Data to use:
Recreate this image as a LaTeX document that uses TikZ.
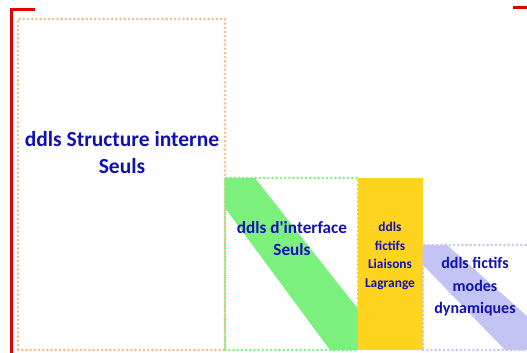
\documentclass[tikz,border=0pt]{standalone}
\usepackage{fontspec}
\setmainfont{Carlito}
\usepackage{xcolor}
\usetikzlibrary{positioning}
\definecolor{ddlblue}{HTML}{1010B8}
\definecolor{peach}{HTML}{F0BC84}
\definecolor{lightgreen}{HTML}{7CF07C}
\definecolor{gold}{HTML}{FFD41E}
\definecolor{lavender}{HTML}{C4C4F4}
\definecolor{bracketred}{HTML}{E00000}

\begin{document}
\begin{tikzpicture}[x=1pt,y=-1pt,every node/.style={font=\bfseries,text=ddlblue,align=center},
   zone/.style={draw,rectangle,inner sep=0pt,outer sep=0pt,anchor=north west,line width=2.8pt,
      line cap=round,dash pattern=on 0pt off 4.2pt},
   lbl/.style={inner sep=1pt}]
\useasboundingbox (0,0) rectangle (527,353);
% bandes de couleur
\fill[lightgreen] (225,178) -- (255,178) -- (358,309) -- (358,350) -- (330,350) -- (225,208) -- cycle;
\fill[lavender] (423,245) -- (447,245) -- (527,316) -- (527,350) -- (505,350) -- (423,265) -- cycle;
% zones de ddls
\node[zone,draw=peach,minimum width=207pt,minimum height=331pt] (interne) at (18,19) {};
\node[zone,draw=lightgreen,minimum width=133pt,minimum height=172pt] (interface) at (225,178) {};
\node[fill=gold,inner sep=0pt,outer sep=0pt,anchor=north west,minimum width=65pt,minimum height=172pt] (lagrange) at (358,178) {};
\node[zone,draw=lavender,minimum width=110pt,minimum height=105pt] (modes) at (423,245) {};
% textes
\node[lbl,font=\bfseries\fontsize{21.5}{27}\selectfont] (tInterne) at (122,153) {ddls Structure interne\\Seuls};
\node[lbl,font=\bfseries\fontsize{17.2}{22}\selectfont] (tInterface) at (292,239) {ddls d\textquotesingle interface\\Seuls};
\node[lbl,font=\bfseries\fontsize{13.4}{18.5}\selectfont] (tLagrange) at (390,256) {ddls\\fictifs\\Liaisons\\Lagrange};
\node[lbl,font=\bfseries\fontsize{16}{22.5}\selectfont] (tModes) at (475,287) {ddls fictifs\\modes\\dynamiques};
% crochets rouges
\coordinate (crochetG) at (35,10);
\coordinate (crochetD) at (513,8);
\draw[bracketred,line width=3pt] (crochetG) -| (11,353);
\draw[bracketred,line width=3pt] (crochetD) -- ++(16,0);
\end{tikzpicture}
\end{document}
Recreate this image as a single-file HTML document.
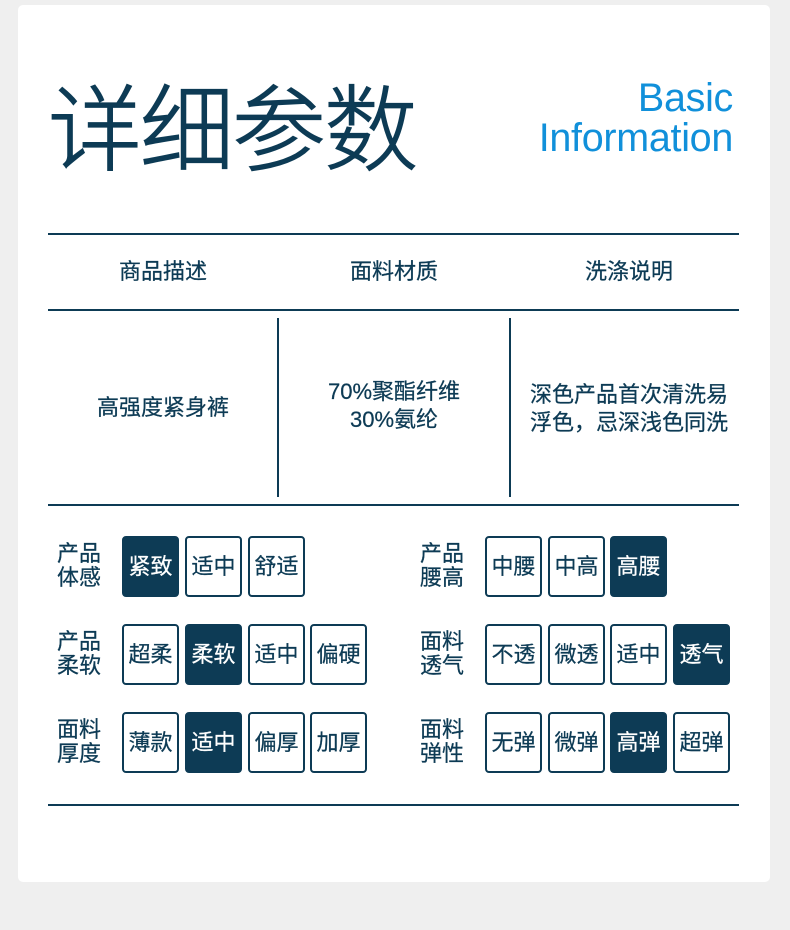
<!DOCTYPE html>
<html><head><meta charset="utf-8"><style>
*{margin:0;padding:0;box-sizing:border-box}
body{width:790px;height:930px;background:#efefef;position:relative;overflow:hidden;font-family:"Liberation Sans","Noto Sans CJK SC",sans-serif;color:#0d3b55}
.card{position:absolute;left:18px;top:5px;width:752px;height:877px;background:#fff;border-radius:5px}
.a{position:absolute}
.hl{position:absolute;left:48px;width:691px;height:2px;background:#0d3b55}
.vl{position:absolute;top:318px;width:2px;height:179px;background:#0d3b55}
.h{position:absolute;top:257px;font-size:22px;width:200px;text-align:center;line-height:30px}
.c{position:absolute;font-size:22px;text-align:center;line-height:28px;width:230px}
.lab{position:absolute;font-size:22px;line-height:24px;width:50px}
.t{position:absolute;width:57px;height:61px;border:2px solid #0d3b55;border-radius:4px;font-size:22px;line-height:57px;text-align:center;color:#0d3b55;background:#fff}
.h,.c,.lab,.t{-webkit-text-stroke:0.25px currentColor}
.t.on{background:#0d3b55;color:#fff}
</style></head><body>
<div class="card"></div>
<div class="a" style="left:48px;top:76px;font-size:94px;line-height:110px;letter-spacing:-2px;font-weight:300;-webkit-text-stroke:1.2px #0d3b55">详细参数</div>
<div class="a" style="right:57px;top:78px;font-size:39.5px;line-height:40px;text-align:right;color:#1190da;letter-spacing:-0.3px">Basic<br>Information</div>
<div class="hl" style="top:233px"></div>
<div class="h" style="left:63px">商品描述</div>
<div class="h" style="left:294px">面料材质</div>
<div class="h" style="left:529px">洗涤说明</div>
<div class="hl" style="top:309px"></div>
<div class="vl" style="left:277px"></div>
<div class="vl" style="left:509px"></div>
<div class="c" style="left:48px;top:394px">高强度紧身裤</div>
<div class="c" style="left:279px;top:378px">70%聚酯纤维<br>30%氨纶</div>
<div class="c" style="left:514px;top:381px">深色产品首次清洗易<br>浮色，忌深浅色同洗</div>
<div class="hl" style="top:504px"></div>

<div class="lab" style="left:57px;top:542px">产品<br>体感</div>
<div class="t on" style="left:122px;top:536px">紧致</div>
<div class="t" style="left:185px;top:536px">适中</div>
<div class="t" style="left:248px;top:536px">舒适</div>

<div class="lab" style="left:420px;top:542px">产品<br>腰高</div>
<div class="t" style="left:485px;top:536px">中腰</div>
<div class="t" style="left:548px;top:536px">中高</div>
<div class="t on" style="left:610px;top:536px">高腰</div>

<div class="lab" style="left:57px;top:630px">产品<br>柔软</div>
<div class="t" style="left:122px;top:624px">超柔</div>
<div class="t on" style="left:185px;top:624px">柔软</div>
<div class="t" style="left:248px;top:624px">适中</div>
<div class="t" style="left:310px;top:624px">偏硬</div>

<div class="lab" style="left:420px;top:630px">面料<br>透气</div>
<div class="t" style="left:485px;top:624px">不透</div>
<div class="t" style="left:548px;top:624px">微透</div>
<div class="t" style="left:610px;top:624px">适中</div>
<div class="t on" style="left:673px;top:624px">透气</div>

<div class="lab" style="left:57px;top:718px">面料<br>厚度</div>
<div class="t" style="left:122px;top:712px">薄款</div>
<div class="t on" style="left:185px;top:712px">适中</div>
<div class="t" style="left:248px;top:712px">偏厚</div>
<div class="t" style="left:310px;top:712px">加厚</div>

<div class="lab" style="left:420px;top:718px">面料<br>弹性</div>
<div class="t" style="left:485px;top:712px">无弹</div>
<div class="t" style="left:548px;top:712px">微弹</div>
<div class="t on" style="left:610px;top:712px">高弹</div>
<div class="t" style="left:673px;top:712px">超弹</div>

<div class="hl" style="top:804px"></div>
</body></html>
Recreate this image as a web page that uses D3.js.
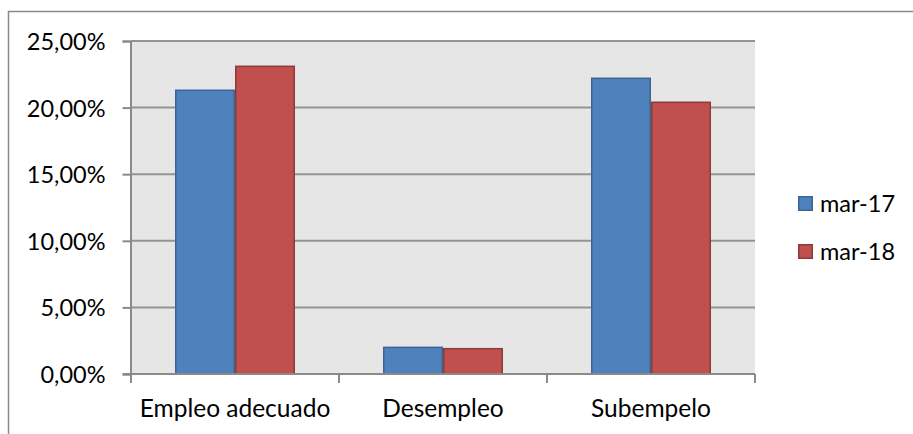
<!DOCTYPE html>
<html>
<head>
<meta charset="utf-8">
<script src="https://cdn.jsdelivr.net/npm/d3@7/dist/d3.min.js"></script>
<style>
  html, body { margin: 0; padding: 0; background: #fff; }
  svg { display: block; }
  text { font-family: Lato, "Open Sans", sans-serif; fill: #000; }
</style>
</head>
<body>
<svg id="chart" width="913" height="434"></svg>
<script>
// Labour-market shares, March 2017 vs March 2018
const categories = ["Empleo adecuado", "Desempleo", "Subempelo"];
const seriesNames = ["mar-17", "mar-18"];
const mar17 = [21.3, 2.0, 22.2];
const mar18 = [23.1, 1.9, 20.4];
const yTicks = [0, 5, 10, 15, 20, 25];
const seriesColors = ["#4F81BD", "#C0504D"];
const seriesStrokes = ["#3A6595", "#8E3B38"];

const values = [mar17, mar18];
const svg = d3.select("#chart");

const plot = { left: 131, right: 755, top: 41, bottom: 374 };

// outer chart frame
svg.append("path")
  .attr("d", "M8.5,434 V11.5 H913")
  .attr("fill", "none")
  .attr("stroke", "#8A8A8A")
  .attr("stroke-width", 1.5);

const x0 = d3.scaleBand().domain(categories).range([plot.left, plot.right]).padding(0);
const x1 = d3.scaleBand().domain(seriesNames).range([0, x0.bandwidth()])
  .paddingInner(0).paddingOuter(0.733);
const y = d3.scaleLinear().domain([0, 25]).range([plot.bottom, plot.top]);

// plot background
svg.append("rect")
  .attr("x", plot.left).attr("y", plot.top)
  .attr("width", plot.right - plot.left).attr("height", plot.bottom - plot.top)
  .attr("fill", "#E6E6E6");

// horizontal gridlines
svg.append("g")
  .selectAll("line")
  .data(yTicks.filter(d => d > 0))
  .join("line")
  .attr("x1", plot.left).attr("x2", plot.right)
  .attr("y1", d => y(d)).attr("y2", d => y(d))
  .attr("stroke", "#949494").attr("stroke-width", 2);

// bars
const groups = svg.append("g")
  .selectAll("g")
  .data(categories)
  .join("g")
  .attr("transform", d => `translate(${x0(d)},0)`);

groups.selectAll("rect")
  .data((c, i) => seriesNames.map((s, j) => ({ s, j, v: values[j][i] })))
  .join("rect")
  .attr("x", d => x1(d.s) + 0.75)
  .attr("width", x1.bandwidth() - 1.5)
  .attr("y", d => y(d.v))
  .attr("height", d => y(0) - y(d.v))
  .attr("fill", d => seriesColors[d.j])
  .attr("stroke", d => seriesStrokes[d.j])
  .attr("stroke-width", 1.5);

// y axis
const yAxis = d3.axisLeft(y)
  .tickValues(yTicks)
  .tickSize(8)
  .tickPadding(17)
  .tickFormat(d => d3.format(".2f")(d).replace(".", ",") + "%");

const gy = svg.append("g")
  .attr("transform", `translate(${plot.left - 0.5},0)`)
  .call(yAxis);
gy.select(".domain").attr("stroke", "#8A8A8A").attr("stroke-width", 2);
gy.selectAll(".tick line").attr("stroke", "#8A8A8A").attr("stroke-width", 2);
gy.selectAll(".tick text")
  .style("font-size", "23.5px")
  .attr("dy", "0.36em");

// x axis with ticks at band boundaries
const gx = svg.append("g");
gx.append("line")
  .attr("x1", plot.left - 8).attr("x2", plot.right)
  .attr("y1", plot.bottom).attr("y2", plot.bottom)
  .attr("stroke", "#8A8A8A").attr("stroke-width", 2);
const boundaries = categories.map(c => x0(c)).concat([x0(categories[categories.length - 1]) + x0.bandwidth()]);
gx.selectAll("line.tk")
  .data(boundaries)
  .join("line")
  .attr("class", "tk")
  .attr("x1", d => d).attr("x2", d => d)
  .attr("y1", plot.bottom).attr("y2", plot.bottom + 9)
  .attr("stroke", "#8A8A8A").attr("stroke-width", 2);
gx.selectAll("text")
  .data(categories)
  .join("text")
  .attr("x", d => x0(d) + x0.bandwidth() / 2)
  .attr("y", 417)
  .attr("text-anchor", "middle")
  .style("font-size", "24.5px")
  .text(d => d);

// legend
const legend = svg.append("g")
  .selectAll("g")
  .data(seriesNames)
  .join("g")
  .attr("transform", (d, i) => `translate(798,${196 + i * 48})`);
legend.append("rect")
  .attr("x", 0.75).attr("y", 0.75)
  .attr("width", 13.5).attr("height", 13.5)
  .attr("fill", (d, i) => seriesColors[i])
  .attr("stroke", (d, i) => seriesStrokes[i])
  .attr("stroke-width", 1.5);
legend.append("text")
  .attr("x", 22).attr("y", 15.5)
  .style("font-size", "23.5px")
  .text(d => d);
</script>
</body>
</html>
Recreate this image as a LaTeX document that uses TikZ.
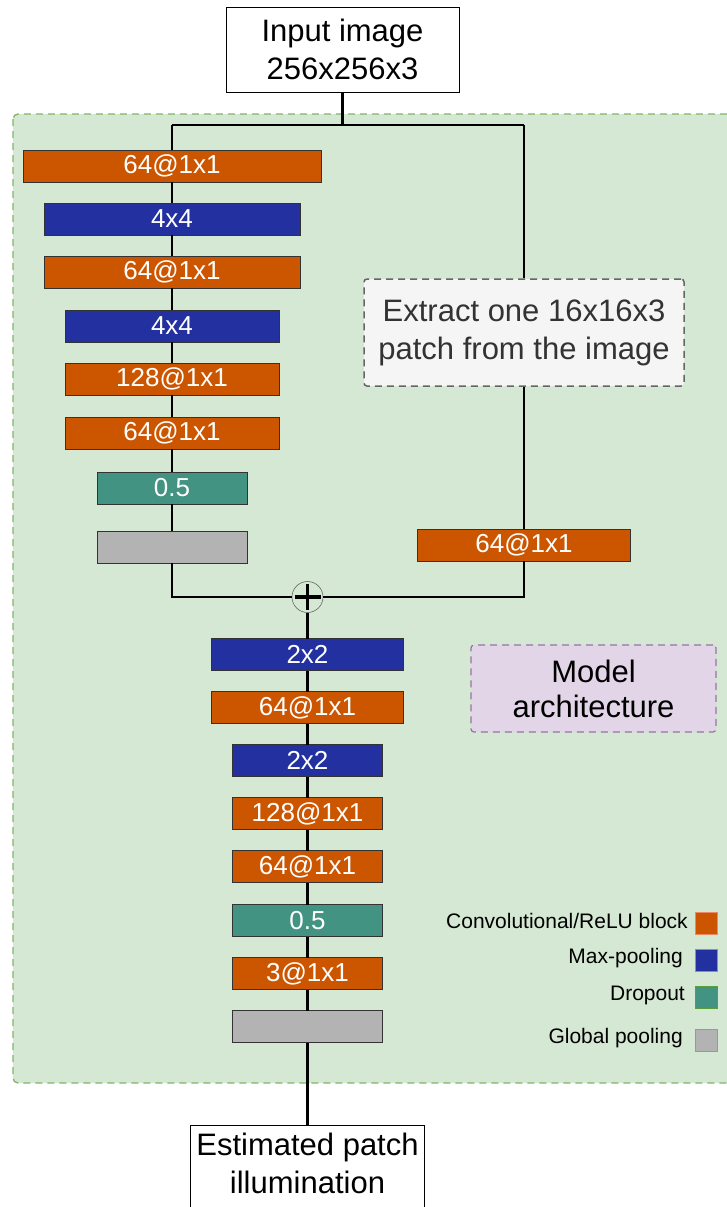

Requirements: Copy out all lines above that include the string "this".

Expected answer:
Recreate this image as a LaTeX document that uses TikZ.
Recreate this image as a single-file HTML document.
Recreate this image as a web page that uses D3.js.
Recreate this image as a LaTeX document that uses TikZ.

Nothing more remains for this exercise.